When the Government rejected this proposed agreement – partly on foot of the backbench revolt over the controversial 12 days’ unpaid leave proposition – the reform proposals also fell, and there is now no appetite on the part of the unions to revisit the transformation agenda any time soon.

Earlier this week, Health Service Executive management wrote directly to all staff in the organisation indicating that it wanted to re-engage in talks on the draft reform blueprint agreed in the recent talks. However, the unions rejected the idea out of hand.

The trade unions had warned of a “long and sustained campaign of industrial action” if pay cuts were imposed by the Government in the Budget. However, the nature and timing of such action is not yet known.

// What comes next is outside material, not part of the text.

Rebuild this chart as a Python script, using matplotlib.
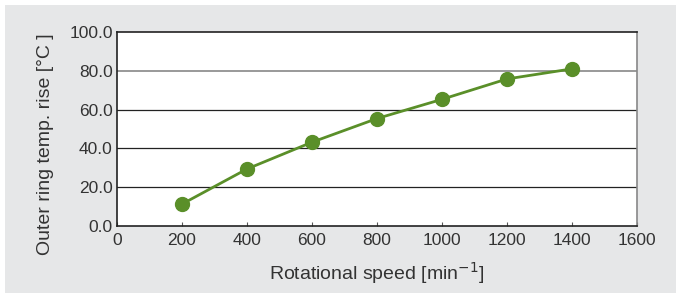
import matplotlib
matplotlib.use("Agg")
import matplotlib.pyplot as plt
from matplotlib.patches import Rectangle

speed = [200, 400, 600, 800, 1000, 1200, 1400]
temp_rise = [11.3, 29.4, 43.2, 55.4, 65.3, 75.8, 81.0]
xticks = [0, 200, 400, 600, 800, 1000, 1200, 1400, 1600]
yticks = [0, 20, 40, 60, 80, 100]

plt.rcParams['font.family'] = ['Liberation Sans', 'DejaVu Sans']
txt = '#333333'
green = '#5a8f29'

fig = plt.figure(figsize=(6.81, 2.98), dpi=100)
fig.patch.set_facecolor('white')
fig.patches.append(Rectangle((5/681, 5/298), 671/681, 288/298, transform=fig.transFigure,
                             facecolor='#e6e7e8', edgecolor='none', zorder=-10))

ax = fig.add_axes([117/681, 1 - 226/298, 520/681, 194/298])
ax.set_facecolor('white')
ax.plot(speed, temp_rise, color=green, lw=2, marker='o', ms=10, zorder=3, clip_on=False)
ax.set_xlim(0, 1600)
ax.set_ylim(0, 100)
ax.set_xticks(xticks)
ax.set_xticklabels([str(v) for v in xticks])
ax.set_yticks(yticks)
ax.set_yticklabels([f'{v:.1f}' for v in yticks])
for y in [20, 40, 60]:
    ax.axhline(y, color='#222222', lw=0.9, zorder=1)
ax.axhline(80, color='#888888', lw=1.2, zorder=1)
for s in ['left', 'bottom', 'top']:
    ax.spines[s].set_color('#222222')
    ax.spines[s].set_linewidth(1.2)
ax.spines['right'].set_color('#888888')
ax.spines['right'].set_linewidth(1.2)
ax.tick_params(axis='x', direction='in', length=3, width=0.8, color='#555555',
               labelsize=12.5, labelcolor=txt, pad=5)
ax.tick_params(axis='y', length=0, labelsize=12.5, labelcolor=txt, pad=3)
ax.set_xlabel('Rotational speed [min$^{-1}$]', fontsize=14, color=txt, labelpad=9)
ax.set_ylabel('Outer ring temp. rise [°C ]', fontsize=14, color=txt)
ax.yaxis.set_label_coords(-0.122, 0.42)
fig.savefig('out.png', dpi=100)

Various trade unions are meeting in the different sectors to draw up proposals on the type of action that should be carried out. The executive of Ictu is expected to consider this issue at a meeting next Wednesday.

Options under consideration at the moment include “short, sharp strikes” which could rotate throughout the public service.

However, the one area that all the unions seem agreed on is that there will be no co-operation with the reform agenda.

On Wednesday evening, in the aftermath of the Budget, general secretary of the Teachers’ Union of Ireland Peter MacMenamin bluntly stated: “Any transformation agenda is dead in the water in the current climate.”

However, for public service management, reform is not an optional extra. Given the moratorium on recruitment, employment levels will continue to fall sharply, and management in various sectors believe that redeployment of staff will be critical if services are to be maintained in the months and years ahead.

However, while the initial reaction to the pay cuts could involve short, sharp strikes aimed at causing disruption, the real flashpoint could come if management seeks to impose change on unions and staff already smarting from the pay cuts.